Traditionally, the customer for a video game company (publisher or developer) has always been the gamer. Or, to avoid categorization, anyone who purchases a game to play it. As a moneymaking venture, gaming companies focused on eliciting as many purchases as possible. This motivated the developers to provide games and features that the most gaming customers would be interested in paying for.
Ask the average person on the street, and it's likely they think of television the same way: that the customer of the television industry is the viewer. You would think, then, that this would motivate television companies to make decisions in the interest of the viewer, because their primary goal would be to make the viewer happy.
And yet, Firefly gets canceled, great shows get underpromoted into obscurity, and we're inundated with reality shows that everyone claims to hate yet everyone seems to watch. [I believe they watch mostly because they want to watch TV and that's what happens to be on, and because it's something they can talk to coworkers and strangers about as a shared point of experience, much like sports; but the reasoning doesn't really matter to the point I'm trying to make here]
So why doesn't television cater to the audience in the way you'd predict if the viewers were the network's customers?
Because the television network's customer is not the viewer. The network's customer is the advertiser.
NBC is not in the business of providing television programming to viewers. It is in the business of providing eyes to advertisers. Every decision is not made based on providing quality programming in a way viewers want to see it. Decisions are instead made based on the most cost-effective ways to get advertisers to pay top-dollar for ad space. That just so happens to lead to television striving to attract viewers, which often leads to the network acting in the viewers' interest; but such actions are coincidental. They are simply a side effect of serving advertisers.
There's no need to demonize the networks over this, but it's important to be aware of it so we have realistic expectations. Television networks do not consider you to be a customer, so don't be surprised when they routinely act in ways that seem unfathomable to you as a viewer. If they lose 10% of viewers over intrusive product placements or longer commercial breaks, they'll do it if it increases the other ad revenue by 11%. They'd never do it if viewers were the customers.
So what does this have to do with video games, and Activision/Blizzard's expansion of Real ID? I'm glad you asked.
Actiblizz's recent actions seem unfathomable. They are going against the wishes of the vast majority of their players. They are startlingly unresponsive to criticism from the customerbase on the Battle.net and Real ID issues. They are taking actions that are clearly contrary to the best interests of their players, and are going out of their way to avoid explaining them (except through the ocassional half-truth like "cleaning the forums"). People are canceling WoW accounts and SC2 preorders left and right over something that seems so easily avoidable or fixable. Don't they care about losing so many customers?
You have probably guessed where I'm going with this by now: we, the players, are no longer the World of Warcraft's customerbase.

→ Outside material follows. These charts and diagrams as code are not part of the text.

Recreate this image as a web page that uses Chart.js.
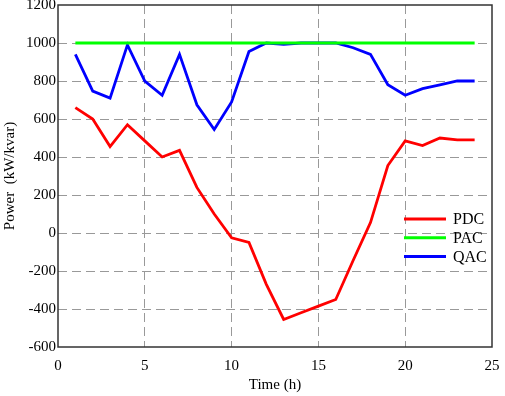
<!DOCTYPE html>
<html>
<head>
<meta charset="utf-8">
<script src="https://cdn.jsdelivr.net/npm/chart.js@4/dist/chart.umd.min.js"></script>
<style>
html,body{margin:0;padding:0;background:#fff;}
#wrap{width:505px;height:396px;}
</style>
</head>
<body>
<div id="wrap"><canvas id="c" width="505" height="396"></canvas></div>
<script>
const hours = [1,2,3,4,5,6,7,8,9,10,11,12,13,14,15,16,17,18,19,20,21,22,23,24];
const pdc = [660,600,455,570,485,400,435,240,100,-25,-50,-270,-455,-420,-385,-350,-145,55,355,485,460,500,490,490];
const pac = [1000,1000,1000,1000,1000,1000,1000,1000,1000,1000,1000,1000,1000,1000,1000,1000,1000,1000,1000,1000,1000,1000,1000,1000];
const qac = [940,747,710,990,800,725,940,675,545,690,955,1000,993,1000,1000,1000,975,940,780,725,760,780,800,800];
const seriesNames = ['PDC','PAC','QAC'];
const seriesColors = ['#ff0000','#00ff00','#0000ff'];
const xTicks = [0,5,10,15,20,25];
const yTicks = [-600,-400,-200,0,200,400,600,800,1000,1200];

const FONT = '"Liberation Serif","Times New Roman",serif';

function pts(vals){ return hours.map((h,i)=>({x:h,y:vals[i]})); }

const frame = {
  id:'frame',
  afterDatasetsDraw(chart){
    const a = chart.chartArea, ctx = chart.ctx;
    ctx.save();
    ctx.strokeStyle = '#333';
    ctx.lineWidth = 1.5;
    ctx.setLineDash([]);
    ctx.strokeRect(a.left, a.top, a.right-a.left, a.bottom-a.top);
    ctx.font = '16px ' + FONT;
    ctx.textBaseline = 'middle';
    ctx.textAlign = 'left';
    const x0 = 404, x1 = 446, y0 = 219, dy = 18.7;
    chart.data.datasets.forEach((ds,i)=>{
      const y = y0 + i*dy;
      ctx.strokeStyle = ds.borderColor;
      ctx.lineWidth = 3;
      ctx.beginPath(); ctx.moveTo(x0,y); ctx.lineTo(x1,y); ctx.stroke();
      ctx.fillStyle = '#000';
      ctx.fillText(ds.label, 453, y+1);
    });
    ctx.restore();
  }
};

new Chart(document.getElementById('c'), {
  type:'line',
  data:{
    datasets:[
      {label:seriesNames[0], data:pts(pdc), borderColor:seriesColors[0], borderWidth:2.8, pointRadius:0, tension:0, fill:false},
      {label:seriesNames[1], data:pts(pac), borderColor:seriesColors[1], borderWidth:2.8, pointRadius:0, tension:0, fill:false},
      {label:seriesNames[2], data:pts(qac), borderColor:seriesColors[2], borderWidth:2.8, pointRadius:0, tension:0, fill:false}
    ]
  },
  options:{
    responsive:false,
    animation:false,
    devicePixelRatio:1,
    layout:{padding:{left:0,right:13,top:5,bottom:0}},
    plugins:{legend:{display:false}, tooltip:{enabled:false}},
    scales:{
      x:{
        type:'linear', min:0, max:25,
        afterBuildTicks(s){ s.ticks = xTicks.map(v=>({value:v})); },
        afterFit(s){ s.height = 49; s.paddingLeft = 0; s.paddingRight = 0; },
        grid:{
          drawTicks:false, tickLength:0,
          color(c){ return (c.tick && (c.tick.value===0||c.tick.value===25)) ? 'rgba(0,0,0,0)' : '#999999'; },
          lineWidth:1
        },
        border:{display:false, dash:[9,5]},
        ticks:{color:'#000', font:{family:FONT,size:15}, padding:10, maxRotation:0, callback:(v)=>String(v)},
        title:{display:true, text:'Time (h)', color:'#000', font:{family:FONT,size:15}, padding:{top:0,bottom:2}}
      },
      y:{
        type:'linear', min:-600, max:1200,
        afterBuildTicks(s){ s.ticks = yTicks.map(v=>({value:v})); },
        afterFit(s){ s.width = 58; s.paddingTop = 0; s.paddingBottom = 0; },
        grid:{
          drawTicks:false, tickLength:0,
          color(c){ return (c.tick && (c.tick.value===-600||c.tick.value===1200)) ? 'rgba(0,0,0,0)' : '#999999'; },
          lineWidth:1
        },
        border:{display:false, dash:[9,5]},
        ticks:{color:'#000', font:{family:FONT,size:15}, padding:2, callback:(v)=>String(v)},
        title:{display:true, text:'Power  (kW/kvar)', color:'#000', font:{family:FONT,size:15}, padding:{top:1,bottom:0}}
      }
    }
  },
  plugins:[frame]
});
</script>
</body>
</html>
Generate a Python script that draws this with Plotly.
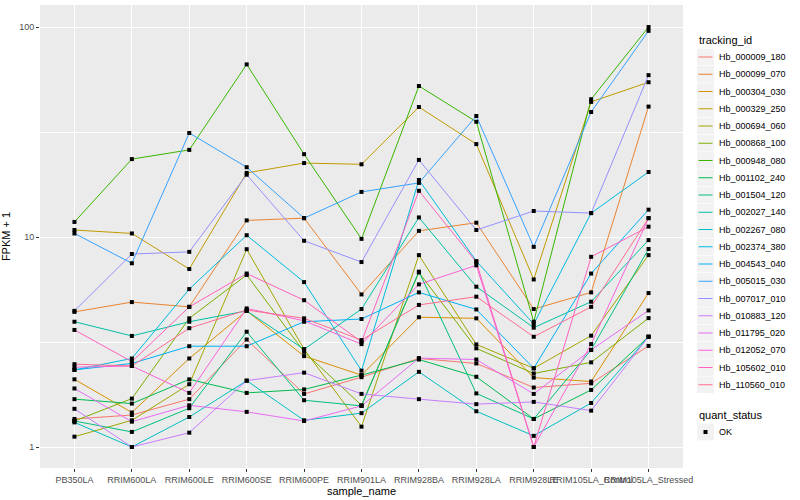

Advertisers are.
It's pretty clear from this interview and other statements about Real ID about how they "have been planning this change for a very long time" that Real ID is the lynchpin in an effort to leverage an untapped asset that Actiblizz has more of than any other company out there except Facebook: our personal information.
Facebook makes its revenue from advertisers by using our personal information to help them target us more accurately, and by using our social connections to lubricate the spread of marketing messages. Activision has done the math, looked at their potential to help advertisers target 12 million people, and decided that, come hell or high water, the potential loss in subscription revenue will be dwarfed by the potential gain in ad revenue along with the other benefits to emulating the Facebook business model with a near-captive mob of players to be tapped.
Blizzard once had a reputation for making games for the players. They were known for scrapping sub-par products rather than releasing them for a quick buck. They were known for being more player-friendly than any gaming company outside of Valve. But to Actiblizz, we are no longer the customer. We are an asset to be monetized . . . stock in a warehouse . . . entries in a quarterly earnings spreadsheet. We are now Actiblizzard's product, to be sold to advertisers for more than our subscription is worth. This is, ironically, our reward for making the game so popular.
Actiblizzard has signed a contract with Facebook. They are committed to this course of action, no matter what we say. And no matter how many of us quit, it's most likely going to be a profitable move for them.
From this point forward, Blizzard's reputation is done. We can stop expecting them to treat us like customers. Advertisers are their primary customers now.
I wonder if Actiblizzard treats them as well as the old, dead Blizzard used to treat us?